What makes information confidential?
When someone tells you to keep a secret, this is express confidentiality, but confidence can also be implied by the following rules, The general rule is that if you come by information of such a nature that commonsense says it should be confidential, then it really is confidential. The same applies if you come by it in a context which says it ought to be confidential. Confidence is implied even though the person whose confidence is protected has placed no trust in the person acquiring that knowledge. Either way you are bound by civil law to keep the secret you have discovered.
The iniquity rule creates an exception for the keeping of a confidence, based on the principle that a wrongful act ought to be reported. This erroneously is understood by many to be a singular rule, but in fact there were two entirely separate sub-headings of law.
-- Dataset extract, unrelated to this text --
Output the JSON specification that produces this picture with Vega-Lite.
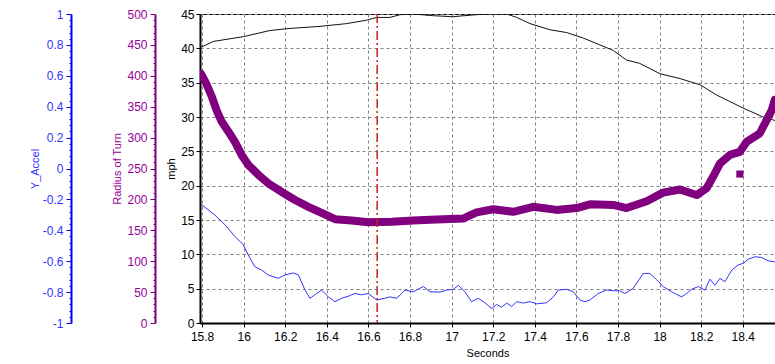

The Gartside v Outtram Defence
The foundations of the iniquity exception were laid in the case of Gartside v Outtram in 1856. This matter concerned a series of unethical business dealings and the defendant's right to pass on information about them. The court gave clear definition to the principle that confidence cannot exist as to the revelation of an iniquity. In essence, the law is unwilling to assign rights that protect illegality and immorality. This means that if you are asked to keep a criminal conspiracy secret, you are free to report it to the police, the intended victim, or whomever may be interested. The rule also applies when confidence is only implied by the nature of the subject matter.
The Equitable Maxim of Clean Hands
In Equity law there are a range of maxims which act as guiding principles for courts. The maxim of clean hands means that you cannot rely on a rule of Equity if you have some relevant guilt in the matter. As opposed to the above, the maxim operates when the party seeking redress has committed a wrong that is unrelated to the actual information that may be protected. It may, for instance, be their conduct in protecting their rights as to the secrets they are guarding. The operation of this rule also is different in that it does not exculpate anyone, but simply disallows a court action.
Is There a Detriment Rule?
It was once regarded as part of the Equitable duty of confidentiality that there had to be some form of detriment in the breach of confidence for the plaintiff to have a case at all. You could not sue for a breach per se, but only if there was something likely to go wrong because of the breach. It is law in the United Kingdom, and was adopted by the High Court in Commonwealth v Fairfax. Notwithstanding this subsequent appeal decisions have discarded it in ignorance of the High Court and it appears accepted by a lot of lawyers that there is no detriment rule in Australia. Other more recent decisions, however, support the continued existence of a detriment rule.